▶ [Aim]:
Reproduce, please, the span of lines beginning at the line with "Write a Python" and ending at the line with "bin_edges = np.linspace(0, 20, 81)", inclusive, minus any pictures.

Records with drawing code
================

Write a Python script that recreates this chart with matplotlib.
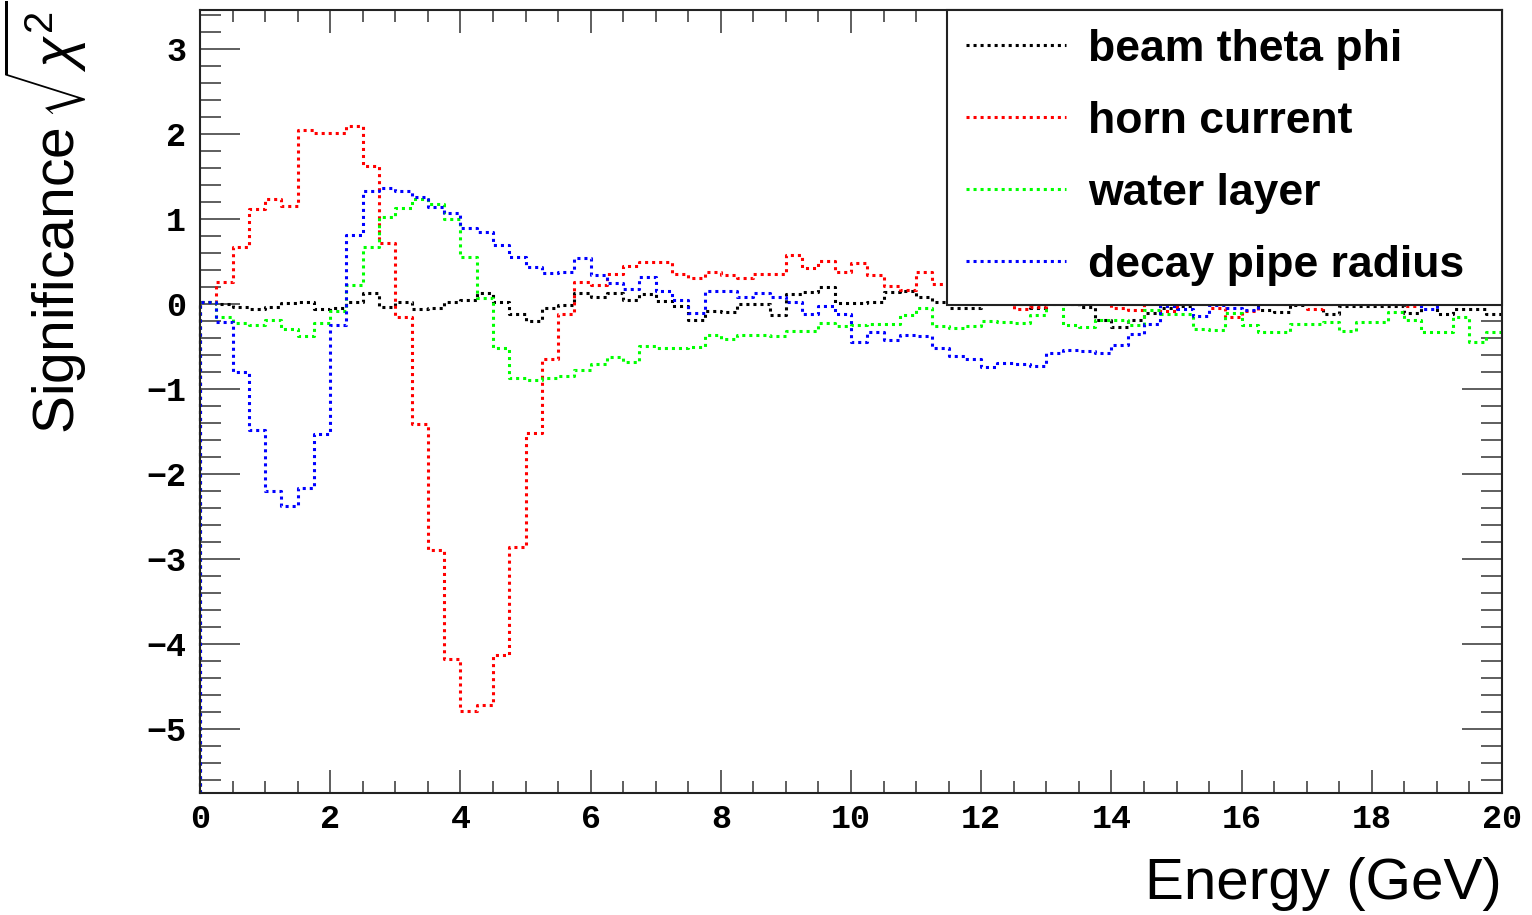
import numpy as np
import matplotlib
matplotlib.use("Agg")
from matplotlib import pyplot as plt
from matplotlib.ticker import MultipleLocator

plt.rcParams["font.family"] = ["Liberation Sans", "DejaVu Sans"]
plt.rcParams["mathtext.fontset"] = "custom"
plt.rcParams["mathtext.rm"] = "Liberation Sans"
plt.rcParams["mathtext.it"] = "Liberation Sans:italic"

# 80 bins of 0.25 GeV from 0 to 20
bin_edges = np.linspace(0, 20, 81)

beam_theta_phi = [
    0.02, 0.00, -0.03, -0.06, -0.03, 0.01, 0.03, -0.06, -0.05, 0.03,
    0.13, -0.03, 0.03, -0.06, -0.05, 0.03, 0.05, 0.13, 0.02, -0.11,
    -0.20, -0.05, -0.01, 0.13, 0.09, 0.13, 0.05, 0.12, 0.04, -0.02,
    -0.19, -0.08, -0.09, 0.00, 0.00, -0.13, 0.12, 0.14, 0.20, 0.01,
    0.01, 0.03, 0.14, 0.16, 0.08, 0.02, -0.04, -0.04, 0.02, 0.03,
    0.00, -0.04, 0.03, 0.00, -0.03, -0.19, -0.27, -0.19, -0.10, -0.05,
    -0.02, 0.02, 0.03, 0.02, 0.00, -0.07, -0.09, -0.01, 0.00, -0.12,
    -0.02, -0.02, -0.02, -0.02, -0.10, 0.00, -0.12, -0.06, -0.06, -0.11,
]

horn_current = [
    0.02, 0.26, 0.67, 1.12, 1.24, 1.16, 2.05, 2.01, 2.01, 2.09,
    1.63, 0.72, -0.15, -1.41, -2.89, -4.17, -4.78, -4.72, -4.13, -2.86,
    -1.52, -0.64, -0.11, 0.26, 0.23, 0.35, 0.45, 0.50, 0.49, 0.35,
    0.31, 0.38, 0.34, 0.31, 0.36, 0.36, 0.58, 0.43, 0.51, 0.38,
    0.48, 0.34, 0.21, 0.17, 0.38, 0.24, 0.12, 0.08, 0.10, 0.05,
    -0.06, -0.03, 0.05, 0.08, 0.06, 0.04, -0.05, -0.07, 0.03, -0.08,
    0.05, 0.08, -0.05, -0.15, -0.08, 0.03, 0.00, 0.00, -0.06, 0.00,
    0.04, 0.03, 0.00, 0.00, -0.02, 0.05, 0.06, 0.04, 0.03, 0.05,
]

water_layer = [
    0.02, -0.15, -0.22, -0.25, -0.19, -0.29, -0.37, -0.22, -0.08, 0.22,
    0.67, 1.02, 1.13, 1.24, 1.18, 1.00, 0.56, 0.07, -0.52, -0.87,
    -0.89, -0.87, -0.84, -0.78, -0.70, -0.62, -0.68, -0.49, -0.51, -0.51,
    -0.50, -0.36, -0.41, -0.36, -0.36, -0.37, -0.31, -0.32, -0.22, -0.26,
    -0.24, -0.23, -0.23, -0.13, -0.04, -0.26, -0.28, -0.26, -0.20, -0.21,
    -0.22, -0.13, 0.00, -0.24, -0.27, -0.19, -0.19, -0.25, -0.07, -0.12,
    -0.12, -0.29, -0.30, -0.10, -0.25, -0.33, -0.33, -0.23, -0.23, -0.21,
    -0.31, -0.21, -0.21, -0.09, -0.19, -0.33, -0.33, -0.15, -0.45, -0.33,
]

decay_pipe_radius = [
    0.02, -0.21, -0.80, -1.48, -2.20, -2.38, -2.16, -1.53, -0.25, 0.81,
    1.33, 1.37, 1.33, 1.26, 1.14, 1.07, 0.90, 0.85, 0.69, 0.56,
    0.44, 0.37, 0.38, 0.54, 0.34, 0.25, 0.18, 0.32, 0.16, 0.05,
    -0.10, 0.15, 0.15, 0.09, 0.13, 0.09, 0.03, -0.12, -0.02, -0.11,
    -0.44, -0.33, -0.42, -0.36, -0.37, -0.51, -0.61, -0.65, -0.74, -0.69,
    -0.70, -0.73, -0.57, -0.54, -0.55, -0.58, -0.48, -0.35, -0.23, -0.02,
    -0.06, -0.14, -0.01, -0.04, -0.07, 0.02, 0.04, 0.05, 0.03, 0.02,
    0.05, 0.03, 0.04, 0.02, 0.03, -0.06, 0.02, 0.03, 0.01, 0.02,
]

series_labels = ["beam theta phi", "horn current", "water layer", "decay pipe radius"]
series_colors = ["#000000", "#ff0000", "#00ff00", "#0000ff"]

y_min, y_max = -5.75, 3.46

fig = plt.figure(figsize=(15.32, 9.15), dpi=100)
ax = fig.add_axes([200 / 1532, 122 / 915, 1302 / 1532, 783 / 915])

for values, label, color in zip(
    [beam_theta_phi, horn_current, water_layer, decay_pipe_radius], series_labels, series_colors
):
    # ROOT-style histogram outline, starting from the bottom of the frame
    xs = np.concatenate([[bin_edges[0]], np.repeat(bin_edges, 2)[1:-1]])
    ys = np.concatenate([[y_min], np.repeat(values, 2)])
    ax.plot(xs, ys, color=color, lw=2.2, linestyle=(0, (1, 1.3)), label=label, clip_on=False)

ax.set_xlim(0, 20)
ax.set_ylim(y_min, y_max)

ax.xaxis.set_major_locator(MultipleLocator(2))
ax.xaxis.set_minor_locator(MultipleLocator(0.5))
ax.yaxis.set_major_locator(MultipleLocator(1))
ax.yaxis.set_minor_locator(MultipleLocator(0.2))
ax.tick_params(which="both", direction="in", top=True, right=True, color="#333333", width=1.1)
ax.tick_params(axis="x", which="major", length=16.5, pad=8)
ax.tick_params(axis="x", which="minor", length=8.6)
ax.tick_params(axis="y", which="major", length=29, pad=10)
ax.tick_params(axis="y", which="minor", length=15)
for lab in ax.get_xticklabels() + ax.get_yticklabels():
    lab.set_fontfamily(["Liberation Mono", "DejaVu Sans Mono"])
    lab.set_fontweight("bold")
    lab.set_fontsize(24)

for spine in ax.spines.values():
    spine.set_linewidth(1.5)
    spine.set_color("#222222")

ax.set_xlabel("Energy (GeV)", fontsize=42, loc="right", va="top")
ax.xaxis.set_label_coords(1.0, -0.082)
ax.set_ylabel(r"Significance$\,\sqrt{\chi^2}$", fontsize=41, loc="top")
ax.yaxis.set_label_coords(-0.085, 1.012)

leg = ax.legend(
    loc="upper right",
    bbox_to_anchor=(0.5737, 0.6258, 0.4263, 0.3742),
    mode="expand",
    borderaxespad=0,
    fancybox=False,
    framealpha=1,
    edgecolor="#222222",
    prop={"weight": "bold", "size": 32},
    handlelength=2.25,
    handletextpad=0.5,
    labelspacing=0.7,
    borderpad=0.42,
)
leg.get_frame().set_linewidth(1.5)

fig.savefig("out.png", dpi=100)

================

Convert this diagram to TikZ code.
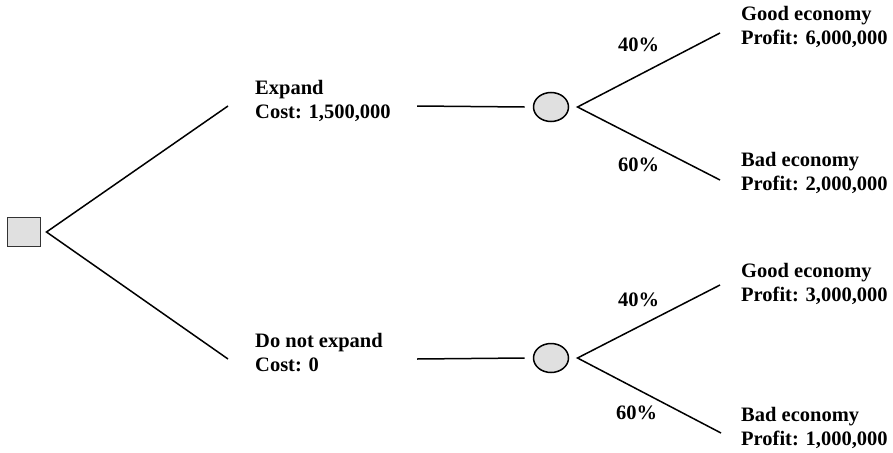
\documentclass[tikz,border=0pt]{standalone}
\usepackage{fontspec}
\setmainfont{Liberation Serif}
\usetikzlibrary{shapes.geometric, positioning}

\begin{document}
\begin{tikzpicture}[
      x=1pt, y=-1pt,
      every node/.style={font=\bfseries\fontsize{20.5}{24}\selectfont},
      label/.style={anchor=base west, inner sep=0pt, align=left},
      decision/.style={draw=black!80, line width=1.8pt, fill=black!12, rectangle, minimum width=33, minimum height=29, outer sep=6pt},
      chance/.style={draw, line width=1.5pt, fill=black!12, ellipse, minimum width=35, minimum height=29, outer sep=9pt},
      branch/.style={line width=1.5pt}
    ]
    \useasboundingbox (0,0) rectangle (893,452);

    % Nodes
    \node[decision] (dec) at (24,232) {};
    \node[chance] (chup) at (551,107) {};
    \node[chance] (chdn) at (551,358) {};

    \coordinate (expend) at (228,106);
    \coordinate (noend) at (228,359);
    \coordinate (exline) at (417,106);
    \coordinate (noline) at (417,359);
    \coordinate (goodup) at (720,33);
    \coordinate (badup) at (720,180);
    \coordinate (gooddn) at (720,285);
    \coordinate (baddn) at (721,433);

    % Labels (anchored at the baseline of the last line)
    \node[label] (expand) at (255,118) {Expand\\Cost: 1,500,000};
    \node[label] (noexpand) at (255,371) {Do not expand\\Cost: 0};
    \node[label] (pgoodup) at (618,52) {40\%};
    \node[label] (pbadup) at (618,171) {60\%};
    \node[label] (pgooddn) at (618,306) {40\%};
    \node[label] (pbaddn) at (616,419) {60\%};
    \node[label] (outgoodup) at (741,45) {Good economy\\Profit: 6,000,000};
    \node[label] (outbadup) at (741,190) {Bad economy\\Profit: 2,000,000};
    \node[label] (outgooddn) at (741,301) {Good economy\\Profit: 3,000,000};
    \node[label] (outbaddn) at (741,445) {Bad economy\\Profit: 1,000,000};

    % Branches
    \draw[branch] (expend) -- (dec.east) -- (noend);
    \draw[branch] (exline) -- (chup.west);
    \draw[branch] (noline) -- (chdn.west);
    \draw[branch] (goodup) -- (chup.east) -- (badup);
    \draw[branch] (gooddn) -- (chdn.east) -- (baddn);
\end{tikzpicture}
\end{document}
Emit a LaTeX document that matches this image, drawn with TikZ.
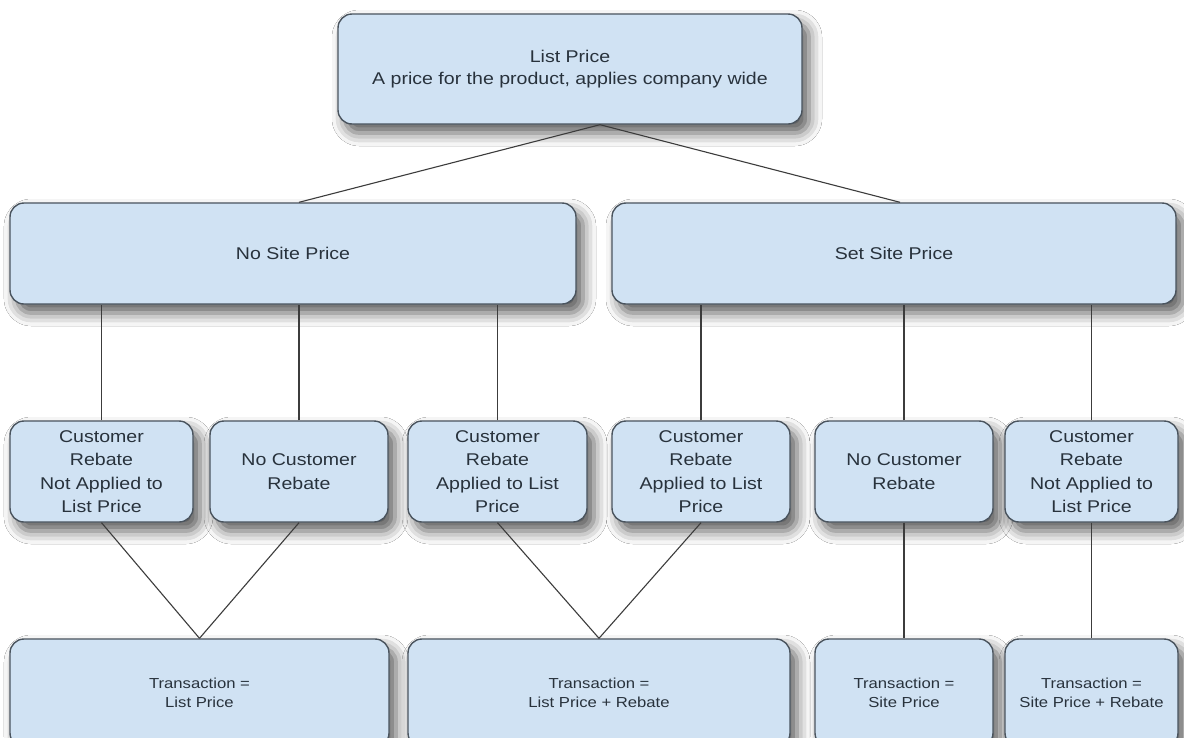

================

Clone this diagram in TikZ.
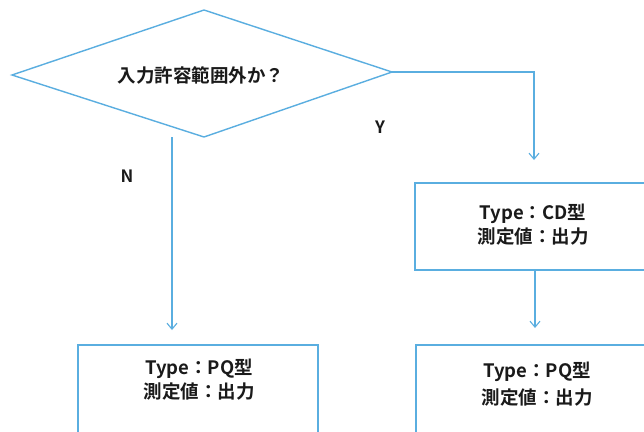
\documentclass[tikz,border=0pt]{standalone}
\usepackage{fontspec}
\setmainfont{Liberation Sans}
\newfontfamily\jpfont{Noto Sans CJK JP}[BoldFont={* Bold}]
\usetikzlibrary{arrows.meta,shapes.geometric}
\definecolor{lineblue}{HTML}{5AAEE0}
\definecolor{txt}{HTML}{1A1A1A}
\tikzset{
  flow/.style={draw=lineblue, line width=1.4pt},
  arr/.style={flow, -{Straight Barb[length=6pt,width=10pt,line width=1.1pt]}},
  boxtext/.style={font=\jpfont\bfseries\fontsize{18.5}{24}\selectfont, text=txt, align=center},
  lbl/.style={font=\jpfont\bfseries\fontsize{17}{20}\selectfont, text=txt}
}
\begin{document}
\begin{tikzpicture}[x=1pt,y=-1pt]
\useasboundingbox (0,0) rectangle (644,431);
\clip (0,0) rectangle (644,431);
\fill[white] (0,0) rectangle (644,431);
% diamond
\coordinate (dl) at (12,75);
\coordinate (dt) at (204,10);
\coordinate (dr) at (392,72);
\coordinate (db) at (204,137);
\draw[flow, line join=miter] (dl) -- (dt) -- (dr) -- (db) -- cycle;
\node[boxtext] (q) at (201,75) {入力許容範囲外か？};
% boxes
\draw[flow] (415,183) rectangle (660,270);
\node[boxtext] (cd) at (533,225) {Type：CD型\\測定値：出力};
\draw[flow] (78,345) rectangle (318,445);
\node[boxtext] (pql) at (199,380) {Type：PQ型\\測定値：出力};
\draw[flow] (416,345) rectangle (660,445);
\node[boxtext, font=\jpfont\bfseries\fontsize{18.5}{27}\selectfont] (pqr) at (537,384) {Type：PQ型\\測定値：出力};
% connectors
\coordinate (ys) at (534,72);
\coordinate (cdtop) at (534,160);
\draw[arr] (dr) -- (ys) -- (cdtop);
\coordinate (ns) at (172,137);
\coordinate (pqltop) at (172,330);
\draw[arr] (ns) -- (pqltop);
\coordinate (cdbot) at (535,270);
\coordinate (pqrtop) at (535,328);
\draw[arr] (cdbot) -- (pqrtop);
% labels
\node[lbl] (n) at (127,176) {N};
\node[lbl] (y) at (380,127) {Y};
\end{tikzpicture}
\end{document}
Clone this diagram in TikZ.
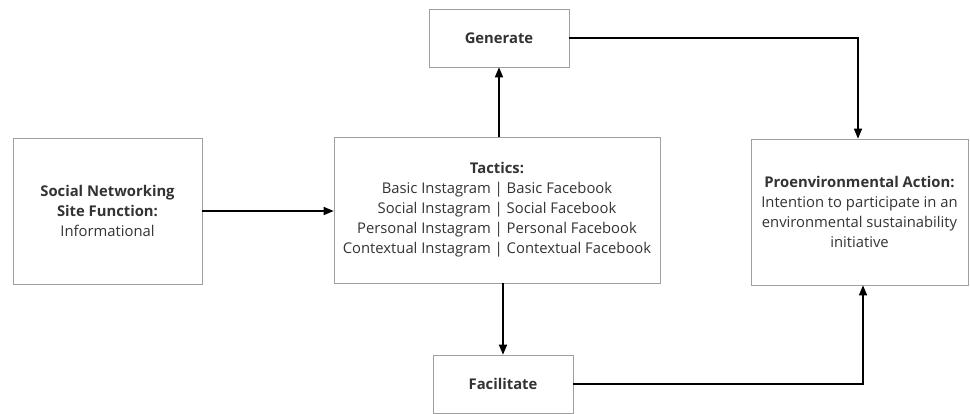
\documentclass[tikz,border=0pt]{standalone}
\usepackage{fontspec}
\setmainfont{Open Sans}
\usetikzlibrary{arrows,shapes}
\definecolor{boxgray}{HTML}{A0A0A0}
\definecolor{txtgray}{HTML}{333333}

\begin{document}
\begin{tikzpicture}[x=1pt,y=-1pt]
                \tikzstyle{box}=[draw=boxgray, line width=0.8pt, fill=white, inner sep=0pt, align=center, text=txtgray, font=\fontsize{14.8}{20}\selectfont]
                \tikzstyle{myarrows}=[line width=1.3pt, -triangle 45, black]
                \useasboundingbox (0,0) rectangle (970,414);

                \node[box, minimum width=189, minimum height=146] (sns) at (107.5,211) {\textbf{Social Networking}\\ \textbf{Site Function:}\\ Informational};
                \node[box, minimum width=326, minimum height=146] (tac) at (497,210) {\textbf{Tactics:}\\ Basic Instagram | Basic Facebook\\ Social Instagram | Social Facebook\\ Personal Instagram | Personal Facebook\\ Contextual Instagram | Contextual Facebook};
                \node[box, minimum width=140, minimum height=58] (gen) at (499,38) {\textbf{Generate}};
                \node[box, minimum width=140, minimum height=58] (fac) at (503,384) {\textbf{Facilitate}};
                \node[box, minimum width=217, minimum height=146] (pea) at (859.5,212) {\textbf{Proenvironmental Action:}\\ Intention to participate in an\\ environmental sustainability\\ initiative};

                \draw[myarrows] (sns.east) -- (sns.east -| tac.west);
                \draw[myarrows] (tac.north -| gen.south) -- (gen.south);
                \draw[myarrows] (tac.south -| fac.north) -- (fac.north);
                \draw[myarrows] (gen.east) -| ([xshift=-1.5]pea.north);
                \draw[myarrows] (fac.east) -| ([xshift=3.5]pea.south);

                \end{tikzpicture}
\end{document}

================

▶ [Correct response]:
Write a Python script that recreates this chart with matplotlib.
import numpy as np
import matplotlib
matplotlib.use("Agg")
from matplotlib import pyplot as plt
from matplotlib.ticker import MultipleLocator

plt.rcParams["font.family"] = ["Liberation Sans", "DejaVu Sans"]
plt.rcParams["mathtext.fontset"] = "custom"
plt.rcParams["mathtext.rm"] = "Liberation Sans"
plt.rcParams["mathtext.it"] = "Liberation Sans:italic"

# 80 bins of 0.25 GeV from 0 to 20
bin_edges = np.linspace(0, 20, 81)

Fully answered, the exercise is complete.